## Begin
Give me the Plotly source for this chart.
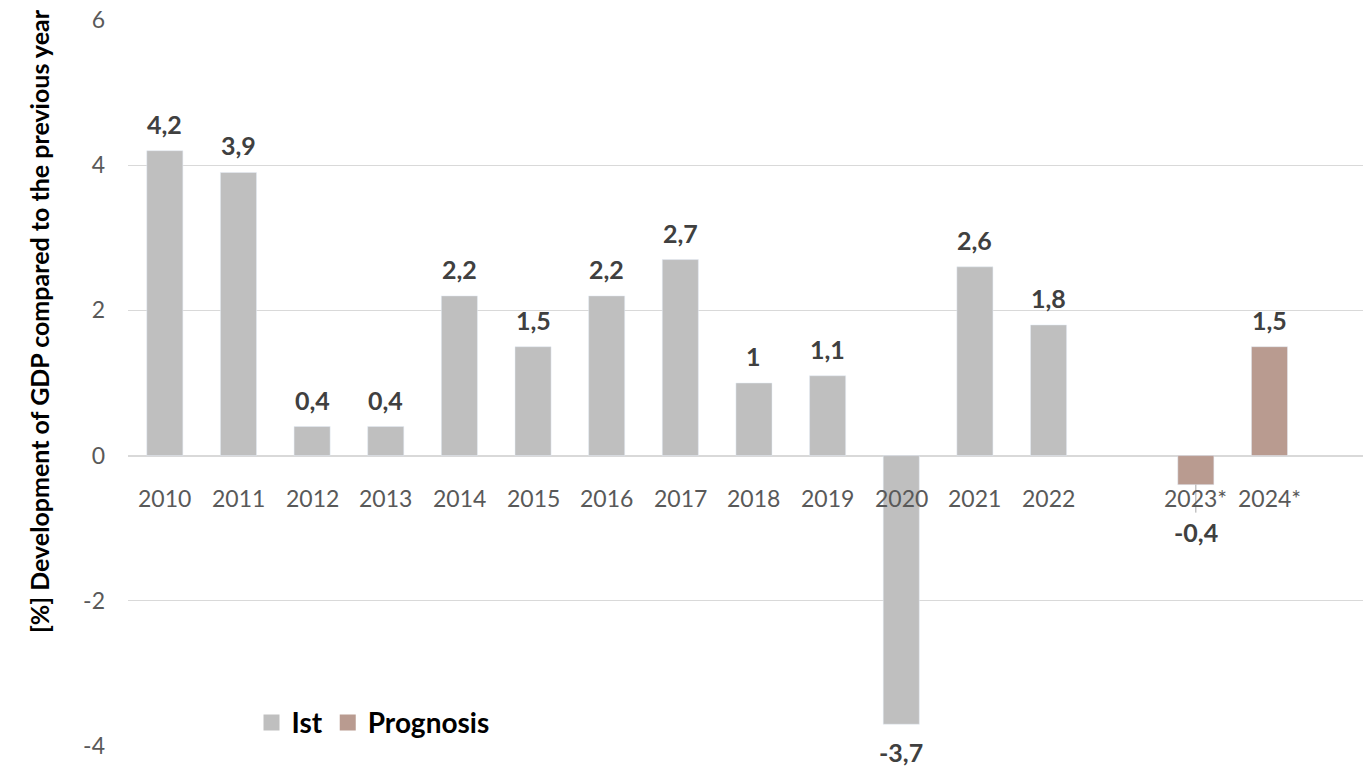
import plotly.graph_objects as go

# ---- data ----
years_ist = ["2010", "2011", "2012", "2013", "2014", "2015", "2016", "2017",
             "2018", "2019", "2020", "2021", "2022"]
values_ist = [4.2, 3.9, 0.4, 0.4, 2.2, 1.5, 2.2, 2.7, 1.0, 1.1, -3.7, 2.6, 1.8]
years_prog = ["2023*", "2024*"]
values_prog = [-0.4, 1.5]
gap_category = " "
y_ticks = [-4, -2, 0, 2, 4, 6]
y_title = "[%] Development of GDP compared to the previous year"

# ---- style ----
FONT = "Lato"
C_IST = "#BFBFBF"
C_PROG = "#B99B90"
C_LABEL = "#404040"
C_TICK = "#595959"
C_GRID = "#D9D9D9"

categories = years_ist + [gap_category] + years_prog


def fmt(v):
    return f"{v:g}".replace(".", ",")


def pos(c):
    return categories.index(c)


fig = go.Figure()
fig.add_trace(go.Bar(x=years_ist, y=values_ist, marker_color=C_IST, width=0.49,
                     showlegend=False, hoverinfo="x+y"))
fig.add_trace(go.Bar(x=years_prog, y=values_prog, marker_color=C_PROG, width=0.49,
                     showlegend=False, hoverinfo="x+y"))
# legend entries (large square markers)
fig.add_trace(go.Scatter(x=[None], y=[None], mode="markers", name="<b>Ist</b>",
                         marker=dict(symbol="square", size=19, color=C_IST)))
fig.add_trace(go.Scatter(x=[None], y=[None], mode="markers", name="<b>Prognosis</b>",
                         marker=dict(symbol="square", size=19, color=C_PROG)))

annotations = []
# category labels sitting under the zero line
for c in years_ist + years_prog:
    annotations.append(dict(x=pos(c), y=0, xref="x", yref="y", text=c, showarrow=False,
                            yanchor="top", yshift=-26,
                            font=dict(family=FONT, size=23, color=C_TICK)))

shapes = []
# data labels
for cats, vals in ((years_ist, values_ist), (years_prog, values_prog)):
    for c, v in zip(cats, vals):
        if v >= 0:
            annotations.append(dict(x=pos(c), y=v, xref="x", yref="y", text=f"<b>{fmt(v)}</b>",
                                    showarrow=False, yanchor="bottom", yshift=10,
                                    font=dict(family=FONT, size=25, color=C_LABEL)))
        else:
            near_axis = v > -1
            shift = -30 if near_axis else -11
            annotations.append(dict(x=pos(c), y=v, xref="x", yref="y", text=f"<b>{fmt(v)}</b>",
                                    showarrow=False, yanchor="top", yshift=shift,
                                    font=dict(family=FONT, size=25, color=C_LABEL)))
            if near_axis:
                shapes.append(dict(type="line", xref="x", yref="y", x0=pos(c), x1=pos(c),
                                   ysizemode="pixel", yanchor=v, y0=0, y1=-28,
                                   line=dict(color="#A6A6A6", width=1)))

# y-axis title
annotations.append(dict(x=-0.072, y=0.5 + (383 - 321) / 726, xref="paper", yref="paper",
                        text=f"<b>{y_title}</b>", textangle=-90, showarrow=False,
                        xanchor="center", yanchor="middle",
                        font=dict(family=FONT, size=25, color="#000000")))

fig.update_layout(
    width=1363, height=766,
    margin=dict(l=128, r=0, t=20, b=20),
    paper_bgcolor="white", plot_bgcolor="white",
    barmode="overlay",
    xaxis=dict(type="category", categoryorder="array", categoryarray=categories,
               range=[-0.5, 16.27], showticklabels=False, showgrid=False,
               zeroline=False, showline=False, ticks=""),
    yaxis=dict(range=[-4, 6], tickvals=y_ticks, ticktext=[str(t) for t in y_ticks],
               showgrid=True, gridcolor=C_GRID,
               gridwidth=1, zeroline=True, zerolinecolor=C_GRID, zerolinewidth=2,
               ticklabelstandoff=22,
               tickfont=dict(family=FONT, size=23, color=C_TICK)),
    legend=dict(orientation="h", x=0.1, y=0.032, xanchor="left", yanchor="middle",
                font=dict(family=FONT, size=28, color="#000000"),
                bgcolor="rgba(0,0,0,0)", itemclick=False),
    annotations=annotations,
    shapes=shapes,
    font=dict(family=FONT),
)

fig.write_html("out.html")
## End
**Short task:** From the first line above through the line containing "import plotly.graph_objects as go", copy everything exactly, without the pictures.

**Exercise result:**
Give me the Plotly source for this chart.
import plotly.graph_objects as go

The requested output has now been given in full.